# INSTRUCTIONS FOR THE TASK
Reproduce all the material exactly, minus any pictures it holds.

# DATA
===
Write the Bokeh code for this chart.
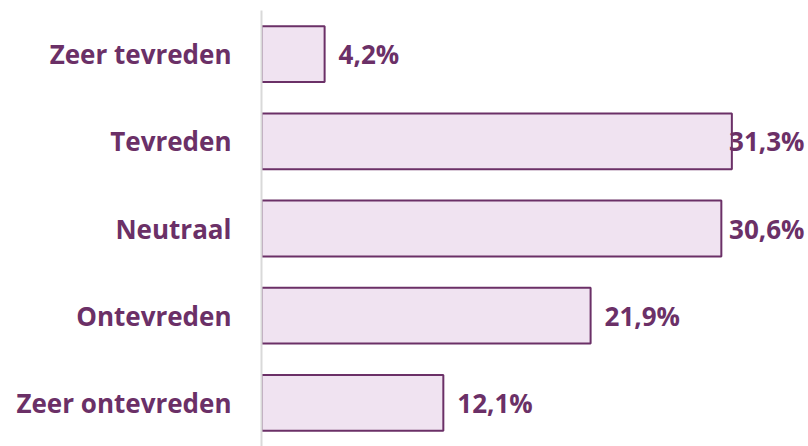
import numpy as np
from bokeh.plotting import figure
from bokeh.models import Range1d, ColumnDataSource
from bokeh.core.properties import value
from bokeh.embed import file_html
from bokeh.resources import INLINE

categories = ["Zeer tevreden", "Tevreden", "Neutraal", "Ontevreden", "Zeer ontevreden"]
values = [4.2, 31.3, 30.6, 21.9, 12.1]
labels = ["4,2%", "31,3%", "30,6%", "21,9%", "12,1%"]

PURPLE = "#6B3067"
FILL = "#F0E3F1"
FONT = "Open Sans"
X_END = 36.4
CLAMP = 27

p = figure(width=808, height=446, output_backend="svg", toolbar_location=None,
           y_range=list(reversed(categories)), x_range=Range1d(0, X_END),
           min_border_left=261, min_border_top=10, min_border_bottom=0, min_border_right=0)
p.outline_line_color = None
p.grid.grid_line_color = None
p.background_fill_color = "white"
p.xaxis.visible = False

src = ColumnDataSource(dict(cat=categories, val=values, lab=labels))
p.hbar(y="cat", right="val", left=0, height=0.64, source=src,
       fill_color=FILL, line_color=PURPLE, line_width=2)

vals = np.array(values)
norm = vals <= CLAMP
src_n = ColumnDataSource(dict(cat=[c for c, k in zip(categories, norm) if k],
                              x=list(vals[norm]),
                              lab=[l for l, k in zip(labels, norm) if k]))
src_c = ColumnDataSource(dict(cat=[c for c, k in zip(categories, norm) if not k],
                              x=[X_END] * int((~norm).sum()),
                              lab=[l for l, k in zip(labels, norm) if not k]))
p.text(x="x", y="cat", text="lab", source=src_n, x_offset=14, text_align="left",
       text_baseline="middle", text_font=value(FONT), text_font_style="bold",
       text_font_size="26px", text_color=PURPLE)
p.text(x="x", y="cat", text="lab", source=src_c, x_offset=-4, text_align="right",
       text_baseline="middle", text_font=value(FONT), text_font_style="bold",
       text_font_size="26px", text_color=PURPLE)

ax = p.yaxis[0]
ax.axis_line_color = "#D9D9D9"
ax.axis_line_width = 2
ax.major_tick_line_color = None
ax.minor_tick_line_color = None
ax.major_tick_out = 0
ax.major_tick_in = 0
ax.major_label_standoff = 30
ax.major_label_text_font = FONT
ax.major_label_text_font_style = "bold"
ax.major_label_text_font_size = "26px"
ax.major_label_text_color = PURPLE

open("out.html", "w").write(file_html(p, INLINE))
===
# EXERCISE RESPONSE
Write the Bokeh code for this chart.
import numpy as np
from bokeh.plotting import figure
from bokeh.models import Range1d, ColumnDataSource
from bokeh.core.properties import value
from bokeh.embed import file_html
from bokeh.resources import INLINE

categories = ["Zeer tevreden", "Tevreden", "Neutraal", "Ontevreden", "Zeer ontevreden"]
values = [4.2, 31.3, 30.6, 21.9, 12.1]
labels = ["4,2%", "31,3%", "30,6%", "21,9%", "12,1%"]

PURPLE = "#6B3067"
FILL = "#F0E3F1"
FONT = "Open Sans"
X_END = 36.4
CLAMP = 27

p = figure(width=808, height=446, output_backend="svg", toolbar_location=None,
           y_range=list(reversed(categories)), x_range=Range1d(0, X_END),
           min_border_left=261, min_border_top=10, min_border_bottom=0, min_border_right=0)
p.outline_line_color = None
p.grid.grid_line_color = None
p.background_fill_color = "white"
p.xaxis.visible = False

src = ColumnDataSource(dict(cat=categories, val=values, lab=labels))
p.hbar(y="cat", right="val", left=0, height=0.64, source=src,
       fill_color=FILL, line_color=PURPLE, line_width=2)

vals = np.array(values)
norm = vals <= CLAMP
src_n = ColumnDataSource(dict(cat=[c for c, k in zip(categories, norm) if k],
                              x=list(vals[norm]),
                              lab=[l for l, k in zip(labels, norm) if k]))
src_c = ColumnDataSource(dict(cat=[c for c, k in zip(categories, norm) if not k],
                              x=[X_END] * int((~norm).sum()),
                              lab=[l for l, k in zip(labels, norm) if not k]))
p.text(x="x", y="cat", text="lab", source=src_n, x_offset=14, text_align="left",
       text_baseline="middle", text_font=value(FONT), text_font_style="bold",
       text_font_size="26px", text_color=PURPLE)
p.text(x="x", y="cat", text="lab", source=src_c, x_offset=-4, text_align="right",
       text_baseline="middle", text_font=value(FONT), text_font_style="bold",
       text_font_size="26px", text_color=PURPLE)

ax = p.yaxis[0]
ax.axis_line_color = "#D9D9D9"
ax.axis_line_width = 2
ax.major_tick_line_color = None
ax.minor_tick_line_color = None
ax.major_tick_out = 0
ax.major_tick_in = 0
ax.major_label_standoff = 30
ax.major_label_text_font = FONT
ax.major_label_text_font_style = "bold"
ax.major_label_text_font_size = "26px"
ax.major_label_text_color = PURPLE

open("out.html", "w").write(file_html(p, INLINE))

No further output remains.